VM : Je vois une similitude avec la vision du monde bretonienne : le besoin de la présence féminine dans la vie d’un homme, la femme comme seul objet d’amour possible. Votre récit serait-il une exception dans la littérature française contemporaine ?

MP : C’est un roman d’amour, un portrait de femme écrit par un narrateur amoureux. En cela, c’est peut-être une exception dans la littérature française contemporaine où l’art du portrait se perd un peu. Je ne relis pas mes livres précédents mais je crois que dans chaque roman, sous la trame narrative, j’ai composé des portraits, un peu à la façon de peintres comme Édouard Manet. J’ai essayé de laisser une trace en saisissant une sorte de couleur impossible et qui est propre à chaque corps. Mais pour en revenir à la littérature française contemporaine, il me semble qu’elle est en fait extrêmement diverse, contrairement à une idée parfois développée et qui verrait une littérature supposément nombriliste parce que d’autofiction, ou supposément sociologisante parce que de biofiction ou d’exofiction. Si vous songez par exemple aux livres d'Echenoz, Guyotat, Ernaux, Houellebecq, Quignard, vous voyez bien que d’abord aucun d’eux n’entre exactement dans ces cases auto-bio-exo-fictions, et ensuite que l’éventail des formes représentées est incroyablement large. Je ne me sens pas une exception, si ce n’est que tout artiste est par définition une exception. Quant à ce besoin de présence féminine dans la vie d’un homme, je ne sais pas si c’est toujours le cas dans mes livres. Je crois qu’il est possible pour un homme, ou une femme, de vivre sans amour, sans attachement à un autre corps, quel que soit le sexe de cet autre. La seule vraie nécessité, il me semble, est celle d’une distance, d’une profondeur que l’on puisse mettre devant soi, d’un horizon en quelque sorte. Ce pourra être une illusion, celle de la drogue, de l’alcool ou de la religion ; ce pourra être une quête, philosophique, poétique ou artistique ; ce pourra être une libération, celle du langage et du déplacement spatio-temporel qu’implique la lecture (et l’écriture, puisque lecture et écriture sont les deux faces d’un même disque). Tout ce qui compte, c’est qu’il y ait un autre point devant soi et qu’on puisse, pour parler de façon géométrique, relier ces deux points afin de tracer une droite, celle de sa vie personnelle. Pour résumer : les êtres vivants, pour l’écrivain que je suis, importent moins que les phrases que je pourrai encore et encore lire ou écrire, puisque écrire c’est encore lire, écrire c’est en quelque sorte être le premier à lire une phrase nouvelle mais pourtant déjà ancienne.

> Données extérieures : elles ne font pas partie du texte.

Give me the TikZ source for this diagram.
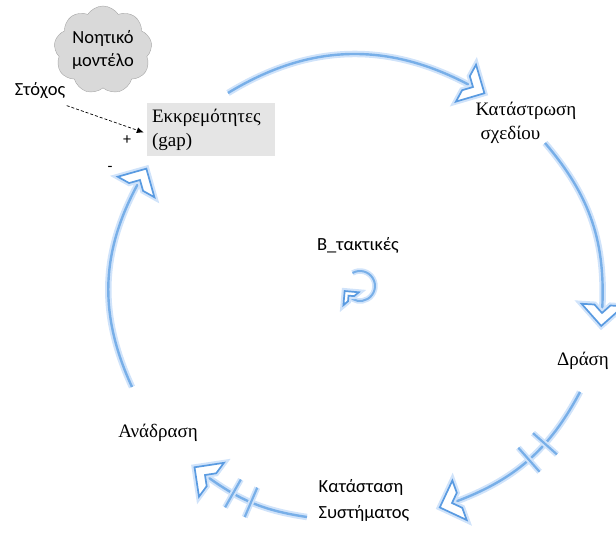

[Marc Pautrel est né en 1967. Il vit à Paris où il se consacre entièrement à l'écriture. Il a publié huit romans aux Éditions Gallimard dans la collection « L’Infini » : L'Homme pacifique (2009), Un voyage humain (2011), Polaire (2013), Orpheline (2014), Une jeunesse de Blaise Pascal (2016), La Sainte Réalité. Vie de Jean-Siméon Chardin (2017), La Vie princière (2018). Son dernier roman, L’Éternel Printemps, vient de paraître aux Éditions Gallimard.]